Appearance
Orchestration
EDP needs orchestration for connector jobs, scheduled ingestion, transformation runs, data quality checks, publication workflows, dashboard refresh dependencies, and recovery after failures.
The recommended starting point is Apache Airflow paired with dbt.
Primary Recommendation
Use Apache Airflow as the default orchestration tool for early EDP implementations.
Airflow is a strong fit for scheduled, batch-oriented workflows with clear dependencies. It works well for recurring API pulls, raw data landing, ODS refreshes, Data Vault loads, Data Mart builds, quality checks, and operational alerting.
Pair Airflow with dbt for transformation logic, model testing, lineage, and documentation. In this pattern, Airflow coordinates when work happens, while dbt owns how analytical models are built and validated.
Suggested Tool Mapping
| Use Case | Recommended Tool |
|---|---|
| Primary EDP pipeline orchestration | Apache Airflow |
| Data transformations, tests, and lineage | dbt |
| Data asset modeling and lineage-heavy orchestration | Dagster |
| Lightweight Python-first workflows | Prefect |
| Long-running durable business workflows | Temporal |
| Kubernetes-native scheduled jobs | Kubernetes CronJob or Argo Workflows |
Airflow Responsibilities
Use Airflow for:
- Connector job scheduling
- Source API extraction workflows
- Raw data landing
- ODS refreshes
- Data Vault loads
- Data Mart builds
- dbt command orchestration
- Data quality checks
- Dashboard refresh dependencies
- Failure alerting and retry handling
- Operational audit records for pipeline runs
dbt Responsibilities
Use dbt for:
- SQL transformations
- ODS, Data Vault, and Data Mart model definitions
- Model tests and data quality assertions
- Documentation for models and columns
- Lineage between source data and published data products
- Repeatable builds across development, test, and production environments
When to Consider Dagster
Consider Dagster when the platform becomes strongly asset-centric.
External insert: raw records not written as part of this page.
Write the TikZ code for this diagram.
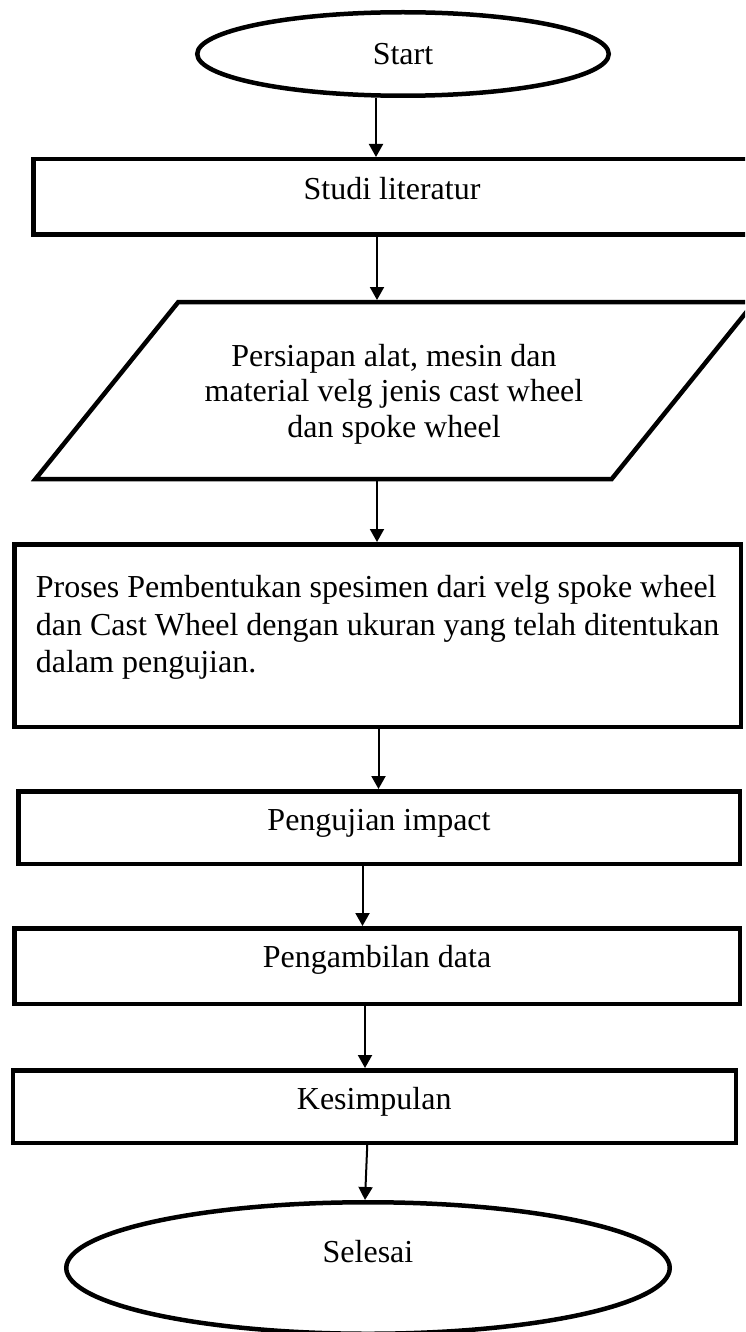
\documentclass[tikz,border=0pt]{standalone}
\usepackage{fontspec}
\setmainfont{Liberation Serif}
\usetikzlibrary{shapes.geometric,arrows.meta}
\begin{document}
\begin{tikzpicture}[join=miter,x=1pt,y=-1pt]
\tikzstyle{bloc} = [draw,line width=4.5pt,font=\fontsize{32}{35.5}\selectfont,inner sep=0pt,text height=22pt]
\tikzstyle{terminal} = [bloc,ellipse]
\tikzstyle{boite} = [bloc,rectangle]
\tikzstyle{fleche} = [line width=2pt,-{Triangle[length=13pt,width=14pt]}]
%cadre de la page
\useasboundingbox (0,0) rectangle (745,1332);
\clip (0,0) rectangle (745,1332);
%début
\node[terminal,minimum width=411.5pt,minimum height=83.5pt,text depth=0pt](start) at (403,54){Start};
%étude
\node[boite,minimum width=717.5pt,minimum height=75.5pt,text depth=16pt](studi) at (392,197){Studi literatur};
%préparation (parallélogramme)
\node[font=\fontsize{32}{35.5}\selectfont,align=center,inner sep=0pt,text height=93pt,text depth=0pt](persiapan) at (394,390.5){Persiapan alat, mesin dan\\material velg jenis cast wheel\\dan spoke wheel};
\draw[line width=4.5pt] (178.3,302)--(754.5,302)--(611.7,479)--(35.5,479)--cycle;
\coordinate (ptop) at (377,300);
\coordinate (pbot) at (377,481);
%fabrication des éprouvettes
\node[boite,minimum width=726.5pt,minimum height=182.5pt,align=left,font=\fontsize{32}{37.7}\selectfont,text height=97.4pt,text depth=23pt](proses) at (377.5,635.5){Proses Pembentukan spesimen dari velg spoke wheel\\dan Cast Wheel dengan ukuran yang telah ditentukan\\dalam pengujian.};
%essais
\node[boite,minimum width=721.5pt,minimum height=72.5pt,text depth=15.6pt](pengujian) at (379,827.5){Pengujian impact};
\node[boite,minimum width=725.5pt,minimum height=75.5pt,text depth=19.4pt](pengambilan) at (377,966){Pengambilan data};
\node[boite,minimum width=723pt,minimum height=72.5pt,text depth=16.4pt](kesimpulan) at (374.25,1106.5){Kesimpulan};
%fin
\node[terminal,minimum width=603.5pt,minimum height=131.5pt,text depth=32.6pt](selesai) at (368,1268){Selesai};
%tracer les flèches
\draw[fleche] ([xshift=-27pt]start.south)--([xshift=-27pt]start.south |- studi.north);
\draw[fleche] ([xshift=-15pt]studi.south)--(ptop);
\draw[fleche] (pbot)--(pbot |- proses.north);
\draw[fleche] ([xshift=1pt]proses.south)--([xshift=1pt]proses.south |- pengujian.north);
\draw[fleche] ([xshift=-16.5pt]pengujian.south)--([xshift=-16.5pt]pengujian.south |- pengambilan.north);
\draw[fleche] ([xshift=-12pt]pengambilan.south)--([xshift=-12pt]pengambilan.south |- kesimpulan.north);
\draw[fleche] ([xshift=-7pt]kesimpulan.south)--([xshift=-3pt]selesai.north);
\end{tikzpicture}
\end{document}
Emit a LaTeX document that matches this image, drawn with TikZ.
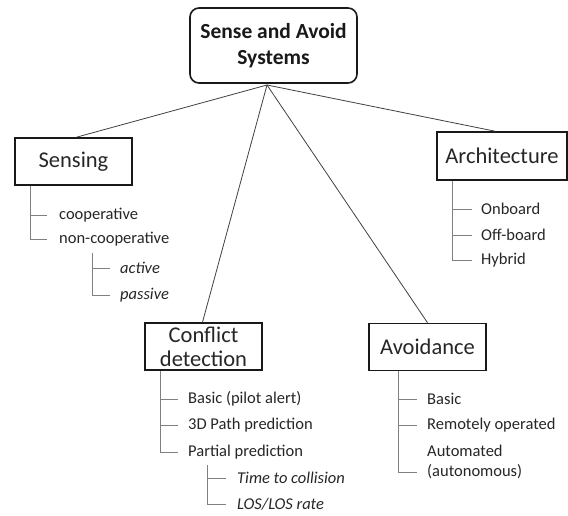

Dagster is compelling when the main mental model is maintaining reliable data assets such as tables, marts, reports, machine learning features, or published datasets.
Dagster may be a better fit when lineage, freshness, asset checks, and data product ownership become more important than traditional scheduled job chains.
When to Consider Prefect
Consider Prefect for smaller Python-first workflows that need less scheduler ceremony or more dynamic runtime behavior than a traditional DAG. It can be useful for lightweight automation and developer-friendly operational scripts.
When to Consider Temporal
Temporal is best reserved for durable business workflows rather than normal data pipelines.
Use Temporal when workflows are long-running, stateful, event-driven, and need strong recovery guarantees. Examples might include multi-step approval processes, remediation workflows, provisioning lifecycles, or operational applications where the workflow itself is part of the business process.
Kubernetes-Native Options
Kubernetes CronJobs can handle simple scheduled container tasks. Argo Workflows can be useful for Kubernetes-native workflow execution.
These tools are helpful for infrastructure-level jobs, but they should not replace the main EDP orchestration layer unless the platform deliberately chooses a Kubernetes-native workflow model.
Starting Architecture
Start with:
- Airflow for orchestration
- dbt for transformations and model tests
- PostgreSQL for Airflow metadata and EDP persistence
- Containerized workers for connector and transformation workloads
As the platform matures, consider Kubernetes-based execution for scalable workers and better workload isolation.
Selection Guidance
Start with Airflow plus dbt when the main need is reliable scheduled data movement and transformation.
Choose Dagster when the platform is organized primarily around data assets, freshness, and lineage.
Choose Prefect when workflows are mostly Python functions and developer speed matters more than formal DAG governance.
Choose Temporal when the workflow is a durable operational process, not just a data pipeline.